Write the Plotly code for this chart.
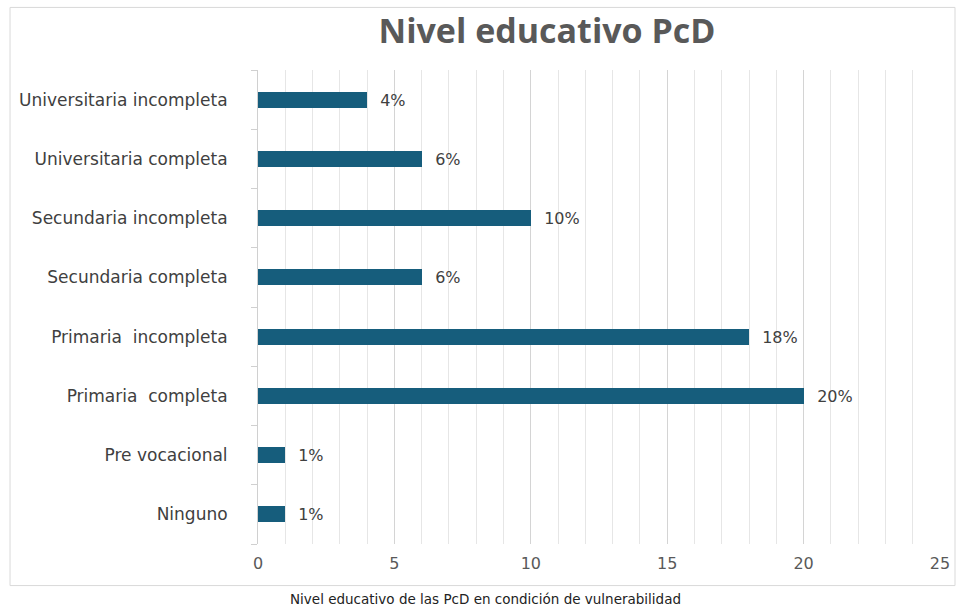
import plotly.graph_objects as go

# datos
niveles = [
    "Ninguno",
    "Pre vocacional",
    "Primaria  completa",
    "Primaria  incompleta",
    "Secundaria completa",
    "Secundaria incompleta",
    "Universitaria completa",
    "Universitaria incompleta",
]
valores = [1, 1, 20, 18, 6, 10, 6, 4]
etiquetas = ["1%", "1%", "20%", "18%", "6%", "10%", "6%", "4%"]

bar_color = "#165d7c"
font_txt = "DejaVu Sans, Verdana, sans-serif"

fig = go.Figure()
fig.add_trace(
    go.Bar(
        y=niveles,
        x=valores,
        orientation="h",
        marker=dict(color=bar_color, line=dict(width=0)),
        width=0.27,
        text=etiquetas,
        texttemplate="  %{text}",
        textposition="outside",
        constraintext="none",
        textfont=dict(size=16, color="#404040", family=font_txt),
        cliponaxis=False,
        hoverinfo="skip",
    )
)

fig.update_layout(
    width=961,
    height=610,
    paper_bgcolor="white",
    plot_bgcolor="white",
    margin=dict(l=258, r=21, t=70, b=66),
    showlegend=False,
    bargap=0,
    title=dict(
        text="<b>Nivel educativo PcD</b>",
        x=547 / 961,
        xanchor="center",
        y=1 - 31 / 610,
        yanchor="middle",
        font=dict(size=34, color="#595959", family="Open Sans, sans-serif"),
    ),
    font=dict(family=font_txt),
)

fig.update_xaxes(
    range=[0, 25],
    dtick=5,
    tick0=0,
    showgrid=True,
    gridcolor="#d4d4d4",
    gridwidth=1,
    minor=dict(dtick=1, showgrid=True, gridcolor="#e6e6e6", gridwidth=1),
    zeroline=False,
    showline=False,
    ticks="",
    ticklabelstandoff=8,
    tickfont=dict(size=16, color="#595959"),
    fixedrange=True,
)

fig.update_yaxes(
    categoryorder="array",
    categoryarray=niveles,
    showgrid=False,
    showline=True,
    linecolor="#d0d0d0",
    linewidth=1,
    ticks="outside",
    tickson="boundaries",
    ticklen=6,
    tickcolor="#d0d0d0",
    ticklabelstandoff=26,
    tickfont=dict(size=17, color="#404040"),
    fixedrange=True,
)

# marco del grafico (estilo Excel)
fig.add_shape(
    type="rect",
    xref="paper",
    yref="paper",
    x0=-0.3636,
    x1=1.022,
    y0=-0.0877,
    y1=1.132,
    line=dict(color="#d9d9d9", width=1),
    fillcolor="rgba(0,0,0,0)",
    layer="below",
)

fig.add_annotation(
    text="Nivel educativo de las PcD en condición de vulnerabilidad",
    xref="paper",
    yref="paper",
    x=(485 - 258) / 682,
    y=(543.5 - 598) / 473,
    xanchor="center",
    yanchor="middle",
    showarrow=False,
    font=dict(size=13.5, color="#222222", family=font_txt),
)

fig.write_html(
    "out.html",
    config={"displayModeBar": False},
    post_script="document.body.style.margin='0';",
)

┄┄┄┄┄┄

▸ **WHAT IS NEEDED**
Pictures excluded, quote all the data above exactly.

▸ **RESPONSE TO THE EXERCISE**
Write the Plotly code for this chart.
import plotly.graph_objects as go

# datos
niveles = [
    "Ninguno",
    "Pre vocacional",
    "Primaria  completa",
    "Primaria  incompleta",
    "Secundaria completa",
    "Secundaria incompleta",
    "Universitaria completa",
    "Universitaria incompleta",
]
valores = [1, 1, 20, 18, 6, 10, 6, 4]
etiquetas = ["1%", "1%", "20%", "18%", "6%", "10%", "6%", "4%"]

bar_color = "#165d7c"
font_txt = "DejaVu Sans, Verdana, sans-serif"

fig = go.Figure()
fig.add_trace(
    go.Bar(
        y=niveles,
        x=valores,
        orientation="h",
        marker=dict(color=bar_color, line=dict(width=0)),
        width=0.27,
        text=etiquetas,
        texttemplate="  %{text}",
        textposition="outside",
        constraintext="none",
        textfont=dict(size=16, color="#404040", family=font_txt),
        cliponaxis=False,
        hoverinfo="skip",
    )
)

fig.update_layout(
    width=961,
    height=610,
    paper_bgcolor="white",
    plot_bgcolor="white",
    margin=dict(l=258, r=21, t=70, b=66),
    showlegend=False,
    bargap=0,
    title=dict(
        text="<b>Nivel educativo PcD</b>",
        x=547 / 961,
        xanchor="center",
        y=1 - 31 / 610,
        yanchor="middle",
        font=dict(size=34, color="#595959", family="Open Sans, sans-serif"),
    ),
    font=dict(family=font_txt),
)

fig.update_xaxes(
    range=[0, 25],
    dtick=5,
    tick0=0,
    showgrid=True,
    gridcolor="#d4d4d4",
    gridwidth=1,
    minor=dict(dtick=1, showgrid=True, gridcolor="#e6e6e6", gridwidth=1),
    zeroline=False,
    showline=False,
    ticks="",
    ticklabelstandoff=8,
    tickfont=dict(size=16, color="#595959"),
    fixedrange=True,
)

fig.update_yaxes(
    categoryorder="array",
    categoryarray=niveles,
    showgrid=False,
    showline=True,
    linecolor="#d0d0d0",
    linewidth=1,
    ticks="outside",
    tickson="boundaries",
    ticklen=6,
    tickcolor="#d0d0d0",
    ticklabelstandoff=26,
    tickfont=dict(size=17, color="#404040"),
    fixedrange=True,
)

# marco del grafico (estilo Excel)
fig.add_shape(
    type="rect",
    xref="paper",
    yref="paper",
    x0=-0.3636,
    x1=1.022,
    y0=-0.0877,
    y1=1.132,
    line=dict(color="#d9d9d9", width=1),
    fillcolor="rgba(0,0,0,0)",
    layer="below",
)

fig.add_annotation(
    text="Nivel educativo de las PcD en condición de vulnerabilidad",
    xref="paper",
    yref="paper",
    x=(485 - 258) / 682,
    y=(543.5 - 598) / 473,
    xanchor="center",
    yanchor="middle",
    showarrow=False,
    font=dict(size=13.5, color="#222222", family=font_txt),
)

fig.write_html(
    "out.html",
    config={"displayModeBar": False},
    post_script="document.body.style.margin='0';",
)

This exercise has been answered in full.